Quote exactly the lines from the line containing "Emit a web page" to the line containing "var yLabel = 'Mean", both lines included, please, and nothing more.

▸ **Data for the task**
################
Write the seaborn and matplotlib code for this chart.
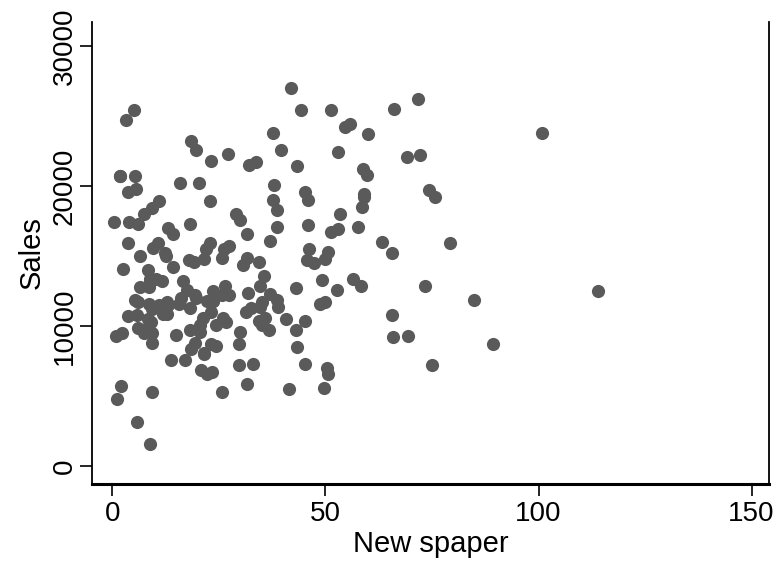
################
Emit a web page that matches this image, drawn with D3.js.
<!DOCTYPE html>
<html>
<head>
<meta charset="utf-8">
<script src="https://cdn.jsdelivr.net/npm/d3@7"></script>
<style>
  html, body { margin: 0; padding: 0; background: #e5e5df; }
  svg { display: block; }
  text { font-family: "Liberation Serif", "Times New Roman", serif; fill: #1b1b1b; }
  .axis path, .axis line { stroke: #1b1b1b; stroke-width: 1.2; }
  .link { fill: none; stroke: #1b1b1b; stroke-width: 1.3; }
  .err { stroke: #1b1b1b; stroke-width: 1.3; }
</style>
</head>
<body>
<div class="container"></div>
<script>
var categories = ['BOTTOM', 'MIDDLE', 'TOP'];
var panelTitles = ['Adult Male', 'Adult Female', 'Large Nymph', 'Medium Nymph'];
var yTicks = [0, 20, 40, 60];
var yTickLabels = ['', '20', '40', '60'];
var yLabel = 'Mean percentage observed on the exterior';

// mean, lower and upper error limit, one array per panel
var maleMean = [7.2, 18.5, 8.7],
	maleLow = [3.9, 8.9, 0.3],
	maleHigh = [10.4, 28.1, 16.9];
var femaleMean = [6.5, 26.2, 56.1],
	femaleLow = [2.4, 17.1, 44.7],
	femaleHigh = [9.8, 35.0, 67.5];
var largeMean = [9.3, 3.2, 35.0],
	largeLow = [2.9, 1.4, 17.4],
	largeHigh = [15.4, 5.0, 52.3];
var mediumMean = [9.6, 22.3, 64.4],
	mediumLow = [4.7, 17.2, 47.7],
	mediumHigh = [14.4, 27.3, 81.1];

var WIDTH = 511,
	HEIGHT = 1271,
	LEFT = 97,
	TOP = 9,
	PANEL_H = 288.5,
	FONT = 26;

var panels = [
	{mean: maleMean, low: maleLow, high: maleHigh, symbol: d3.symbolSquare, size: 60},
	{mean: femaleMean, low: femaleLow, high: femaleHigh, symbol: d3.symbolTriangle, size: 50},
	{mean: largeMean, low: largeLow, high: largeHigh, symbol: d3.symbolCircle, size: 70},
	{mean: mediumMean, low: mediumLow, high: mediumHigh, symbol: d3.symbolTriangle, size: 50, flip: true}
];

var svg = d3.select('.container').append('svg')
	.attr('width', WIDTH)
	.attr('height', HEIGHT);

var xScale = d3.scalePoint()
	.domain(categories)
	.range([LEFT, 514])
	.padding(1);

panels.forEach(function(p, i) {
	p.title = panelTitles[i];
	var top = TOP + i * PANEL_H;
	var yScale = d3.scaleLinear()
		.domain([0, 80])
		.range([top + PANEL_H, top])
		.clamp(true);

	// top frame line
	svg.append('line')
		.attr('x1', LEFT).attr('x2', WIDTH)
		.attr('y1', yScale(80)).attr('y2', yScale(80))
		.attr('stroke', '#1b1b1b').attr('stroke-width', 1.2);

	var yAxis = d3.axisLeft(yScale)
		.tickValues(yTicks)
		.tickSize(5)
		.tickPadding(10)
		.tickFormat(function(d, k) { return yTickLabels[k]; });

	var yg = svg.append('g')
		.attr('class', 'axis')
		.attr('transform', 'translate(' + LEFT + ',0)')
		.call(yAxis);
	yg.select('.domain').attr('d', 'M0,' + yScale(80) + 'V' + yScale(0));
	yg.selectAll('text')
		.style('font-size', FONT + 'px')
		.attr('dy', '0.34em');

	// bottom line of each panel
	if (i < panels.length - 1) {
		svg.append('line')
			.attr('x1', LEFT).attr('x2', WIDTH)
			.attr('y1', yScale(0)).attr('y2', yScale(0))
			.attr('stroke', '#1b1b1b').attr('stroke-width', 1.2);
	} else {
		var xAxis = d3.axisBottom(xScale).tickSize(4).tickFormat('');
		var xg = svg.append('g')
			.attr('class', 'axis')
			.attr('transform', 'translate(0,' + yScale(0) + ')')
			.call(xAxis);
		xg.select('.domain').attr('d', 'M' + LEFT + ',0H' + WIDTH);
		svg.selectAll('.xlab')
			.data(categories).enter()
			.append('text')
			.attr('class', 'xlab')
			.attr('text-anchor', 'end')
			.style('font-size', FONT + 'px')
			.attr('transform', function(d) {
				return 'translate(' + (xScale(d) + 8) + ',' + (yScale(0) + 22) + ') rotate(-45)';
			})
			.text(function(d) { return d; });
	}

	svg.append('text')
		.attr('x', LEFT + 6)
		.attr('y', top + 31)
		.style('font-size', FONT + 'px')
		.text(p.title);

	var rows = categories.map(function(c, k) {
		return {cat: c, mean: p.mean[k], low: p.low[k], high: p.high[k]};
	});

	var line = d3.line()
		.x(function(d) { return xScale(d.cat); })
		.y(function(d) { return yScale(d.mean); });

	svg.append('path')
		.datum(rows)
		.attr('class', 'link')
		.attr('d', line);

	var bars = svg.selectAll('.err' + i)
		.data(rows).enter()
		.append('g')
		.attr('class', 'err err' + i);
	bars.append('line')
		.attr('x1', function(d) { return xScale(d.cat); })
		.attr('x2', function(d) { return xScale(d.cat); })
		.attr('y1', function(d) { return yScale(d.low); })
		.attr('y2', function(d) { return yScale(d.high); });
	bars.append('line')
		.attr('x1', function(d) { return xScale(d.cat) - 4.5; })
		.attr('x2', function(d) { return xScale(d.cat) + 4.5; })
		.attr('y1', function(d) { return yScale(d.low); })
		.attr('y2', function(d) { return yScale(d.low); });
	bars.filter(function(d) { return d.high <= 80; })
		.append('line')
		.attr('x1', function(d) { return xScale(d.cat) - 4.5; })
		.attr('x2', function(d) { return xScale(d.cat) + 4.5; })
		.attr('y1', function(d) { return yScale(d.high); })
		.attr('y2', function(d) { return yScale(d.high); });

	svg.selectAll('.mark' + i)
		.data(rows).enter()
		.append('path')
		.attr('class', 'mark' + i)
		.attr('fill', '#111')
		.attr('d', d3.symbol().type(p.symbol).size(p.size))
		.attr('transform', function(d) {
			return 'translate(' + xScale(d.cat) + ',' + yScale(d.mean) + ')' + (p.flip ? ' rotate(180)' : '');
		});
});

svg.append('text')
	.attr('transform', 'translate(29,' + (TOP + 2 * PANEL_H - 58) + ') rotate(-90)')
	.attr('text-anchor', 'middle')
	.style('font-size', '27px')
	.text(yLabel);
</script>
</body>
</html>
################
▸ **Result**
Emit a web page that matches this image, drawn with D3.js.
<!DOCTYPE html>
<html>
<head>
<meta charset="utf-8">
<script src="https://cdn.jsdelivr.net/npm/d3@7"></script>
<style>
  html, body { margin: 0; padding: 0; background: #e5e5df; }
  svg { display: block; }
  text { font-family: "Liberation Serif", "Times New Roman", serif; fill: #1b1b1b; }
  .axis path, .axis line { stroke: #1b1b1b; stroke-width: 1.2; }
  .link { fill: none; stroke: #1b1b1b; stroke-width: 1.3; }
  .err { stroke: #1b1b1b; stroke-width: 1.3; }
</style>
</head>
<body>
<div class="container"></div>
<script>
var categories = ['BOTTOM', 'MIDDLE', 'TOP'];
var panelTitles = ['Adult Male', 'Adult Female', 'Large Nymph', 'Medium Nymph'];
var yTicks = [0, 20, 40, 60];
var yTickLabels = ['', '20', '40', '60'];
var yLabel = 'Mean percentage observed on the exterior';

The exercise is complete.